__What the task requires__:
Which lines run from the first one up to and including the one with "from matplotlib.lines import Line2D"? Print exactly those.

__Supplied material__:
····················

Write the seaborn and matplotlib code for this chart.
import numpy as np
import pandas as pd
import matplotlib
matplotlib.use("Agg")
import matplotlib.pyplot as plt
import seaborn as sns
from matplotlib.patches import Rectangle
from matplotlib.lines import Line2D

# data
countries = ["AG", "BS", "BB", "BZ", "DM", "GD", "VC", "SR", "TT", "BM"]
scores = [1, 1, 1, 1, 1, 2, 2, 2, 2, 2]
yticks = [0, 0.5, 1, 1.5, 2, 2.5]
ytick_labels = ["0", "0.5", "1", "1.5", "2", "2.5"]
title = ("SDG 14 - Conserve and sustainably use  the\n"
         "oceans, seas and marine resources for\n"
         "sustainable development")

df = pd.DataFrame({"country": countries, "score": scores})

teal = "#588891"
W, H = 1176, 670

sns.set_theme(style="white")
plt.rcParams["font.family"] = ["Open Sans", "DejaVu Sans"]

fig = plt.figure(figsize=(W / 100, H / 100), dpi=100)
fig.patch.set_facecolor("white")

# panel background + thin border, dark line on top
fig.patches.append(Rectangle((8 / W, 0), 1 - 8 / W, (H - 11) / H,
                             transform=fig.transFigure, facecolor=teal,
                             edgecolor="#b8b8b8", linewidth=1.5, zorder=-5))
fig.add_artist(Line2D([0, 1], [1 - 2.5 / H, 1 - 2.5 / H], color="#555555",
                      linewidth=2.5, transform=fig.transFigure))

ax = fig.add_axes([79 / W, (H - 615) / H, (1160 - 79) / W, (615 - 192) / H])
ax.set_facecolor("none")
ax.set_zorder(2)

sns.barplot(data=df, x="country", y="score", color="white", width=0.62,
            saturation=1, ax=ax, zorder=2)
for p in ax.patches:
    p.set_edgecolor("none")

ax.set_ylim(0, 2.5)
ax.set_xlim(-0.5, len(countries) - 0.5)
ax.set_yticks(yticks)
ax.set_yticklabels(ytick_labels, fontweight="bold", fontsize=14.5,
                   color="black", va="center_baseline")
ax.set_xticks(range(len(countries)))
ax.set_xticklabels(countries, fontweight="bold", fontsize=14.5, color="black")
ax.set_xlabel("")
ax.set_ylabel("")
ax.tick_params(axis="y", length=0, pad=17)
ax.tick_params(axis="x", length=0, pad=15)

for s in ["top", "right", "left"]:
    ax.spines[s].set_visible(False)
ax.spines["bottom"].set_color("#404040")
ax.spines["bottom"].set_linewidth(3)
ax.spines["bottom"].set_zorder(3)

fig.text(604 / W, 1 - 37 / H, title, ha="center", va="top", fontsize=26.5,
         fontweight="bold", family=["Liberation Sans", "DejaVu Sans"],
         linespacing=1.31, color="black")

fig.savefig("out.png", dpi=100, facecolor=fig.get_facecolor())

····················

__Reply to the task__:
Write the seaborn and matplotlib code for this chart.
import numpy as np
import pandas as pd
import matplotlib
matplotlib.use("Agg")
import matplotlib.pyplot as plt
import seaborn as sns
from matplotlib.patches import Rectangle
from matplotlib.lines import Line2D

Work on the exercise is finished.